I am an vietnamese translator and a big fan of figure skating, so I want to ask you that could i translate it in vietnamese ? I promise that I I will write the full source of information below the translation.
Thank you for reading, I look forward to your response.
Hello eojwalyan
I would like the judging system to be improved, and the more people who talk about it, the more likely it is that something will be done. You can translate my posts.
Thanks
This is a comment in response to a comment I hid at the request of the person who wrote me.

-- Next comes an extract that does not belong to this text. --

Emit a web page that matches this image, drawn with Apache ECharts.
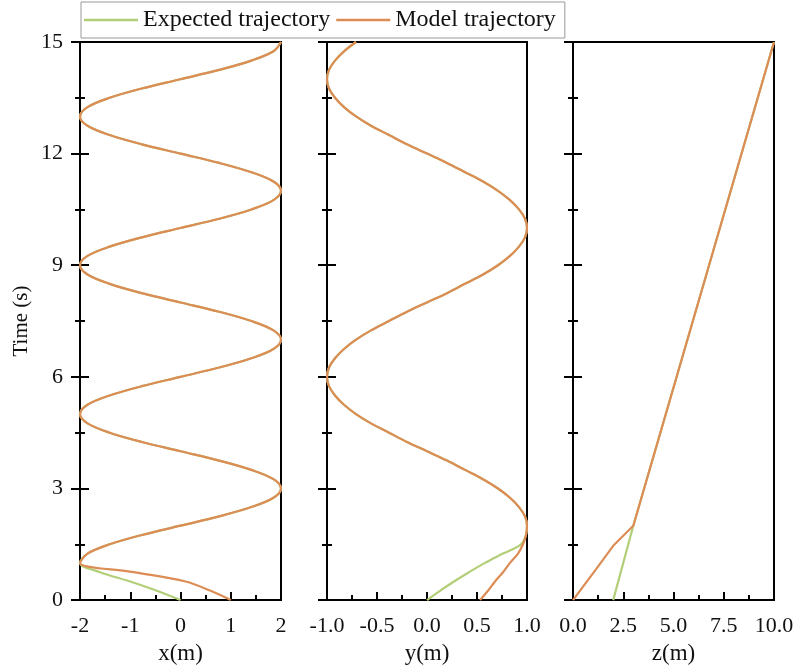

I’m not at home at the moment and I can’t calmly review the program, more on that later.
Thank you so much.🙏 ❤️
Ok. I watched closely all the jumps. They’re at the limit, but for no one I can say with certainty that they would have deserved a call, or to exclude that there should be a call. Watching the jumps at a slow speed during the program, I got an impression. Watching the replays, in several cases I have doubts.
I’m more inclined to “fully rotated”, for every jump, but I’m not absolutely sure. I would say that it is yet another confirmation of the fact that we need a technology capable of telling if a jump has been rotated correctly or not. What I would like to happen does not matter. The results of the competitions, from the winner to the last classified, must be related to what the skaters do on the ice that day, not to my tastes or the tastes of the judges.
Mistakes of judgment can exist for all skaters, both for and against. If the ISU deigned to use the technologies, errors could be greatly reduced. That said, in recent years we have seen a clear tendency to have errors that go in a specific direction. This has not been the case all the time, but it has happened all too often not to give rise to bad thoughts.